───── RECORDED INFORMATION ─────

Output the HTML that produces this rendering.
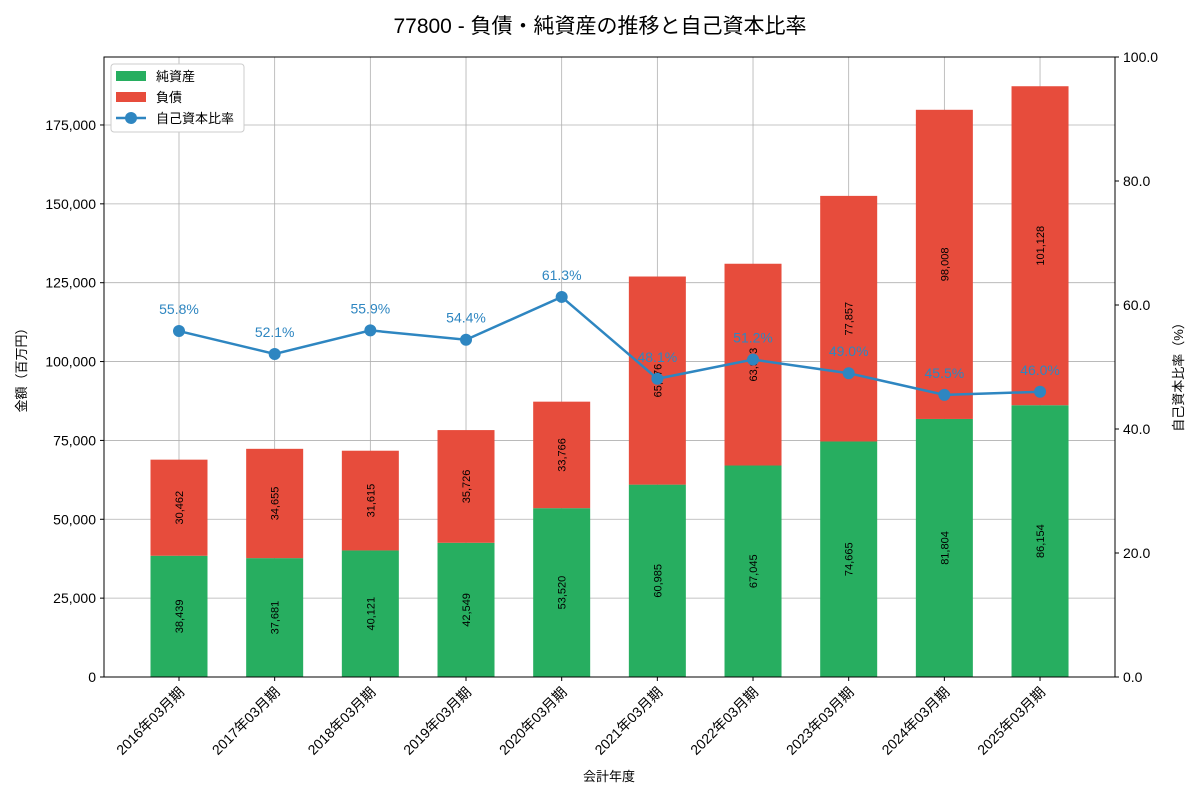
<!DOCTYPE html>
<html><head><meta charset="utf-8"><style>
body{margin:0;background:#fff}
text{font-family:"Liberation Sans","Noto Sans CJK JP",sans-serif}
</style></head><body>
<svg id="c" width="1200" height="800" xmlns="http://www.w3.org/2000/svg"></svg>
<script>
const categories=["2016年03月期","2017年03月期","2018年03月期","2019年03月期","2020年03月期","2021年03月期","2022年03月期","2023年03月期","2024年03月期","2025年03月期"];
const netAssets=[38439,37681,40121,42549,53520,60985,67045,74665,81804,86154];
const liabilities=[30462,34655,31615,35726,33766,65976,63963,77857,98008,101128];
const equityRatio=[55.8,52.1,55.9,54.4,61.3,48.1,51.2,49.0,45.5,46.0];
const leftTicks=[0,25000,50000,75000,100000,125000,150000,175000];
const rightTicks=[0,20,40,60,80,100];

const svg=document.getElementById('c');const NS='http://www.w3.org/2000/svg';
function el(t,a,p){const e=document.createElementNS(NS,t);for(const k in a)e.setAttribute(k,a[k]);(p||svg).appendChild(e);return e;}
const L=104,R=1115,T=57,B=677;
const yL=v=>B-v/196550*(B-T);
const yR=v=>B-v/100*(B-T);
const xC=i=>179+i*95.67;
const bw=57;
const fmt=v=>v.toLocaleString('en-US');

let t=el('text',{x:600,y:33,'text-anchor':'middle','font-size':21,fill:'#000'});t.textContent='77800 - 負債・純資産の推移と自己資本比率';


// grid
leftTicks.forEach(v=>{const l=el('line',{x1:L,x2:R,y1:yL(v),y2:yL(v),stroke:'#b0b0b0','stroke-width':0.8});
});
categories.forEach((c,i)=>{const l=el('line',{x1:xC(i),x2:xC(i),y1:T,y2:B,stroke:'#b0b0b0','stroke-width':0.8});
});

// bars
categories.forEach((c,i)=>{
  const y0=yL(0),y1=yL(netAssets[i]),y2=yL(netAssets[i]+liabilities[i]);
  const g=el('rect',{x:xC(i)-bw/2,y:y1,width:bw,height:y0-y1,fill:'#27ae60'});
  
  const r=el('rect',{x:xC(i)-bw/2,y:y2,width:bw,height:y1-y2,fill:'#e74c3c'});
  
  [[netAssets[i],(y0+y1)/2],[liabilities[i],(y1+y2)/2]].forEach(([v,cy])=>{
    const tx=el('text',{x:0,y:0,'text-anchor':'middle','font-size':11,fill:'#000',transform:`translate(${xC(i)+4},${cy}) rotate(-90)`});
    tx.textContent=fmt(v);
  });
});

// line
const pts=equityRatio.map((v,i)=>xC(i)+','+yR(v)).join(' ');
const pl=el('polyline',{points:pts,fill:'none',stroke:'#2e86c1','stroke-width':2.5});

equityRatio.forEach((v,i)=>{
  const c=el('circle',{cx:xC(i),cy:yR(v),r:6,fill:'#2e86c1'});
  
  const tx=el('text',{x:xC(i),y:yR(v)-17,'text-anchor':'middle','font-size':14,fill:'#2e86c1'});
  tx.textContent=v.toFixed(1)+'%';
});

// frame
const f=el('rect',{x:L,y:T,width:R-L,height:B-T,fill:'none',stroke:'#000','stroke-width':1});


// left ticks
leftTicks.forEach(v=>{el('line',{x1:L-4,x2:L,y1:yL(v),y2:yL(v),stroke:'#000'});
  const tx=el('text',{x:L-8,y:yL(v)+5,'text-anchor':'end','font-size':14});tx.textContent=fmt(v);
  });
rightTicks.forEach(v=>{el('line',{x1:R,x2:R+4,y1:yR(v),y2:yR(v),stroke:'#000'});
  const tx=el('text',{x:R+8,y:yR(v)+5,'font-size':14});tx.textContent=v.toFixed(1);
  });
categories.forEach((c,i)=>{el('line',{x1:xC(i),x2:xC(i),y1:B,y2:B+4,stroke:'#000'});
  const tx=el('text',{x:0,y:0,'text-anchor':'end','font-size':14,transform:`translate(${xC(i)+6},${B+16}) rotate(-45)`});
  tx.textContent=c;});

t=el('text',{x:0,y:0,'text-anchor':'middle','font-size':13,transform:'translate(26,367) rotate(-90)'});t.textContent='金額（百万円）';

t=el('text',{x:0,y:0,'text-anchor':'middle','font-size':13,transform:'translate(1183,374) rotate(-90)'});t.textContent='自己資本比率（%）';

t=el('text',{x:609,y:781,'text-anchor':'middle','font-size':13});t.textContent='会計年度';


// legend
const lg=el('g',{});
el('rect',{x:111,y:64,width:133,height:68,fill:'#fff',stroke:'#ccc',rx:3},lg);
el('rect',{x:116,y:71,width:30,height:10,fill:'#27ae60'},lg);
el('rect',{x:116,y:92,width:30,height:10,fill:'#e74c3c'},lg);
el('line',{x1:116,x2:146,y1:118,y2:118,stroke:'#2e86c1','stroke-width':2.5},lg);
el('circle',{cx:131,cy:118,r:6,fill:'#2e86c1'},lg);
[['純資産',81],['負債',102],['自己資本比率',123]].forEach(([s,y])=>{const tx=el('text',{x:156,y:y,'font-size':13},lg);tx.textContent=s;
  });
</script>
</body></html>
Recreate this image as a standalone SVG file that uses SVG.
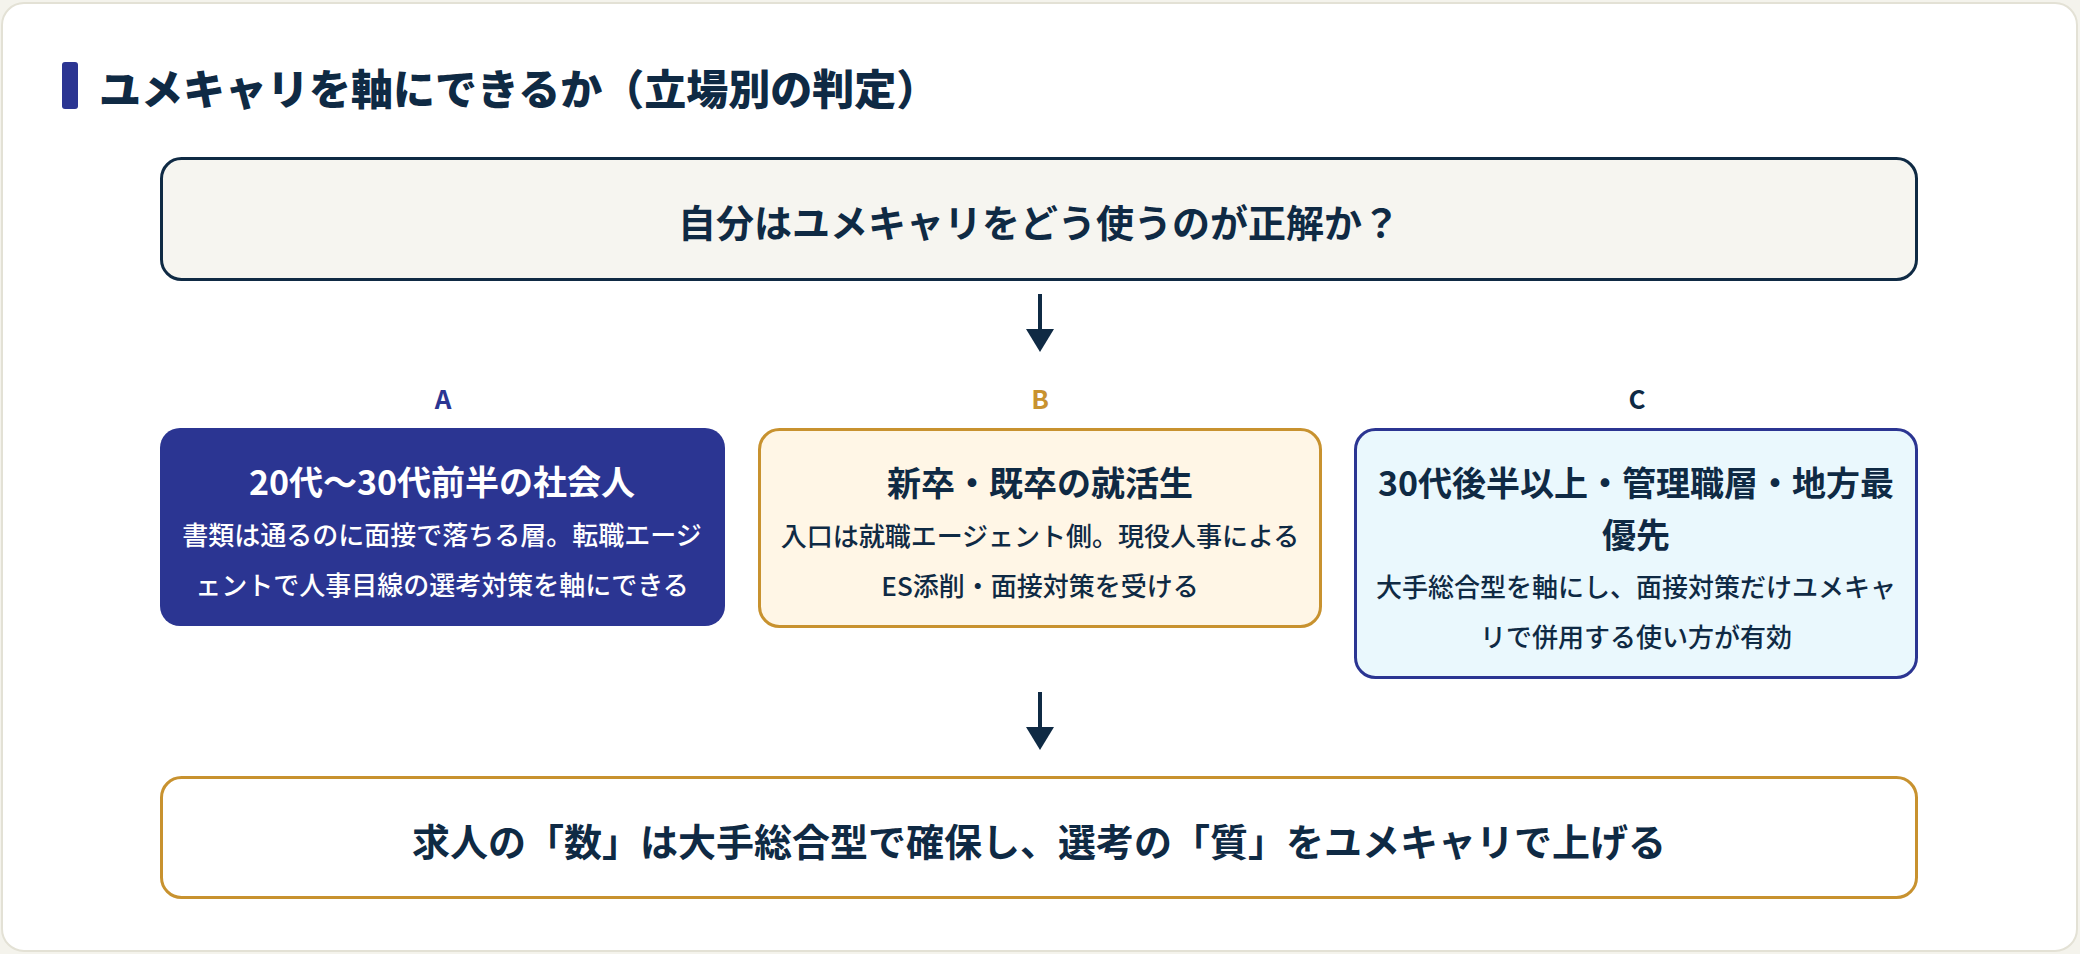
<svg xmlns="http://www.w3.org/2000/svg" width="2080" height="954" viewBox="0 0 2080 954">
<defs>
<style>
text{font-family:"Noto Sans CJK JP","Noto Sans",sans-serif;text-anchor:middle;dominant-baseline:central}
.h{font-size:38px;font-weight:700;fill:#0f2a44}
.t{font-size:34px;font-weight:700;fill:#0f2a44}
.b{font-size:26px;font-weight:500;fill:#0f2a44}
.w{fill:#ffffff}
.lbl{font-size:26px;font-weight:700}
.conn{stroke:#0f2a44;stroke-width:4;fill:none}
</style>
</defs>
<rect x="0" y="0" width="2080" height="954" fill="#f4f3ec"/>
<rect x="2" y="3" width="2075" height="948" rx="22" fill="#ffffff" stroke="#e3e1d5" stroke-width="2"/>
<g id="title">
<rect x="62" y="62" width="16" height="47" rx="3" fill="#2b3592"/>
<text x="99" y="86" style="text-anchor:start;font-size:42px;font-weight:900;fill:#0f2a44">ユメキャリを軸にできるか（立場別の判定）</text>
</g>
<g id="question">
<rect x="161.5" y="158.5" width="1755" height="121" rx="20" fill="#f6f5f0" stroke="#0f2a44" stroke-width="3"/>
<text class="h" x="1039" y="220">自分はユメキャリをどう使うのが正解か？</text>
</g>
<g id="connectors">
<line class="conn" x1="1040" y1="294" x2="1040" y2="330"/>
<path d="M1026 329 L1054 329 L1040 352 Z" fill="#0f2a44"/>
<line class="conn" x1="1040" y1="692" x2="1040" y2="728"/>
<path d="M1026 727 L1054 727 L1040 750 Z" fill="#0f2a44"/>
</g>
<g id="nodeA">
<text class="lbl" x="443" y="397" fill="#2b3592">A</text>
<rect x="160" y="428" width="565" height="198" rx="20" fill="#2b3592"/>
<text class="t w" x="442" y="480">20代〜30代前半の社会人</text>
<text class="b w" x="442" y="533">書類は通るのに面接で落ちる層。転職エージ</text>
<text class="b w" x="442" y="583">ェントで人事目線の選考対策を軸にできる</text>
</g>
<g id="nodeB">
<text class="lbl" x="1040" y="397" fill="#c8922f">B</text>
<rect x="759.5" y="429.5" width="561" height="197" rx="20" fill="#fff6e6" stroke="#c8922f" stroke-width="3"/>
<text class="t" x="1040" y="481">新卒・既卒の就活生</text>
<text class="b" x="1040" y="534">入口は就職エージェント側。現役人事による</text>
<text class="b" x="1040" y="584">ES添削・面接対策を受ける</text>
</g>
<g id="nodeC">
<text class="lbl" x="1637" y="397" fill="#0f2a44">C</text>
<rect x="1355.5" y="429.5" width="561" height="248" rx="20" fill="#eaf8fd" stroke="#2b3592" stroke-width="3"/>
<text class="t" x="1636" y="481">30代後半以上・管理職層・地方最</text>
<text class="t" x="1636" y="533">優先</text>
<text class="b" x="1636" y="585">大手総合型を軸にし、面接対策だけユメキャ</text>
<text class="b" x="1636" y="635">リで併用する使い方が有効</text>
</g>
<g id="conclusion">
<rect x="161.5" y="777.5" width="1755" height="120" rx="20" fill="#ffffff" stroke="#c8922f" stroke-width="3"/>
<text class="h" x="1039" y="839">求人の「数」は大手総合型で確保し、選考の「質」をユメキャリで上げる</text>
</g>
</svg>
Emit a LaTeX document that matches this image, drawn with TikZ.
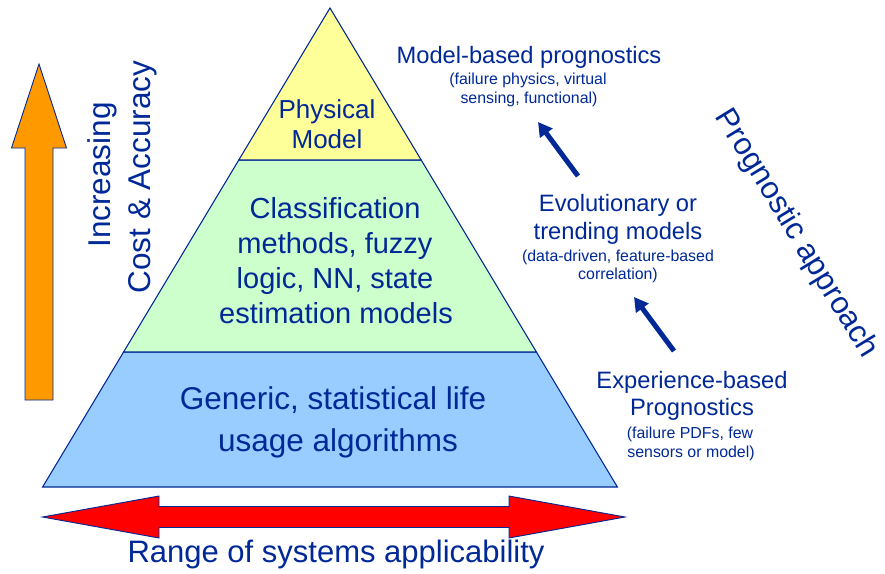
\documentclass[tikz,border=0pt]{standalone}
\usepackage{fontspec}
\setmainfont{Liberation Sans}
\usetikzlibrary{arrows.meta}
\definecolor{ink}{RGB}{0,40,150}
\definecolor{tierTop}{RGB}{255,255,153}
\definecolor{tierMid}{RGB}{204,255,204}
\definecolor{tierLow}{RGB}{153,204,255}
\definecolor{costArrow}{RGB}{255,153,0}
\definecolor{rangeArrow}{RGB}{255,0,0}
\begin{document}
\begin{tikzpicture}[x=1pt,y=-1pt,
  every node/.style={text=ink, inner sep=0pt, anchor=base},
  tier/.style={draw=ink, line width=1.1pt, line join=miter},
  blockarrow/.style={draw=ink, line width=0.9pt, line join=miter},
  bigtxt/.style={font=\fontsize{31.5}{41}\selectfont},
  midtxt/.style={font=\fontsize{29}{35}\selectfont},
  toptxt/.style={font=\fontsize{26}{30}\selectfont},
  labtxt/.style={font=\fontsize{23.7}{28}\selectfont},
  smalltxt/.style={font=\fontsize{15.9}{18}\selectfont},
  progarrow/.style={draw=ink, line width=5pt,
    -{Triangle[length=14pt,width=15pt]}}]
\useasboundingbox (0,0) rectangle (885,573);

% pyramid corners
\coordinate (apex) at (330,8);
\coordinate (tl) at (238.8,160);  \coordinate (tr) at (421.2,160);
\coordinate (ml) at (123.6,352);  \coordinate (mr) at (536.4,352);
\coordinate (bl) at (42.6,487);   \coordinate (br) at (617.4,487);

% pyramid tiers
\draw[tier, fill=tierLow] (ml) -- (mr) -- (br) -- (bl) -- cycle;
\draw[tier, fill=tierMid] (tl) -- (tr) -- (mr) -- (ml) -- cycle;
\draw[tier, fill=tierTop] (apex) -- (tr) -- (tl) -- cycle;

% tier labels
\node[toptxt] (phys1) at (327,118) {Physical};
\node[toptxt] (phys2) at (327,148) {Model};
\node[midtxt] (cls1) at (335,218) {Classification};
\node[midtxt] (cls2) at (335,253) {methods, fuzzy};
\node[midtxt] (cls3) at (335,288) {logic, NN, state};
\node[midtxt] (cls4) at (336,323) {estimation models};
\node[bigtxt] (gen1) at (333,409) {Generic, statistical life};
\node[bigtxt] (gen2) at (338,451) {usage algorithms};

% cost arrow
\draw[blockarrow, fill=costArrow]
  (25,400) -- (25,148) -- (11.5,148) -- (39,64) -- (66.5,148)
  -- (53,148) -- (53,400) -- cycle;
\node[bigtxt, rotate=90] (incr) at (110,175) {Increasing};
\node[bigtxt, rotate=90] (cost) at (150,177) {Cost \& Accuracy};

% range arrow
\draw[blockarrow, fill=rangeArrow]
  (42.5,517) -- (159,496) -- (159,506.5) -- (509,506.5) -- (509,496)
  -- (625,517) -- (509,538) -- (509,527.5) -- (159,527.5) -- (159,538) -- cycle;
\node[font=\fontsize{31}{37}\selectfont] (range) at (336,562) {Range of systems applicability};

% prognostic approach ladder
\node[labtxt] (mb1) at (529,63) {Model-based prognostics};
\node[smalltxt] (mb2) at (528,84) {(failure physics, virtual};
\node[smalltxt] (mb3) at (529,103) {sensing, functional)};

\node[labtxt] (ev1) at (618,211) {Evolutionary or};
\node[labtxt] (ev2) at (618,239) {trending models};
\node[smalltxt] (ev3) at (618,261) {(data-driven, feature-based};
\node[smalltxt] (ev4) at (618,279) {correlation)};

\node[labtxt] (ex1) at (692,388) {Experience-based};
\node[labtxt] (ex2) at (692,415) {Prognostics};
\node[smalltxt] (ex3) at (690,438) {(failure PDFs, few};
\node[smalltxt] (ex4) at (691,457) {sensors or model)};

\coordinate (upTail) at (578,176);  \coordinate (upTip) at (538,122);
\coordinate (loTail) at (674,351);  \coordinate (loTip) at (634,297);
\draw[progarrow] (upTail) -- (upTip);
\draw[progarrow] (loTail) -- (loTip);

\node[font=\fontsize{31}{37}\selectfont, rotate=-58.5, anchor=center]
  (approach) at (796,234) {Prognostic approach};
\end{tikzpicture}
\end{document}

─────

Quote the records above exactly, from the first line through the line containing "const rightTicks=[0,20,40,60,80,100];", and leave out the pictures.

Output the HTML that produces this rendering.
<!DOCTYPE html>
<html><head><meta charset="utf-8"><style>
body{margin:0;background:#fff}
text{font-family:"Liberation Sans","Noto Sans CJK JP",sans-serif}
</style></head><body>
<svg id="c" width="1200" height="800" xmlns="http://www.w3.org/2000/svg"></svg>
<script>
const categories=["2016年03月期","2017年03月期","2018年03月期","2019年03月期","2020年03月期","2021年03月期","2022年03月期","2023年03月期","2024年03月期","2025年03月期"];
const netAssets=[38439,37681,40121,42549,53520,60985,67045,74665,81804,86154];
const liabilities=[30462,34655,31615,35726,33766,65976,63963,77857,98008,101128];
const equityRatio=[55.8,52.1,55.9,54.4,61.3,48.1,51.2,49.0,45.5,46.0];
const leftTicks=[0,25000,50000,75000,100000,125000,150000,175000];
const rightTicks=[0,20,40,60,80,100];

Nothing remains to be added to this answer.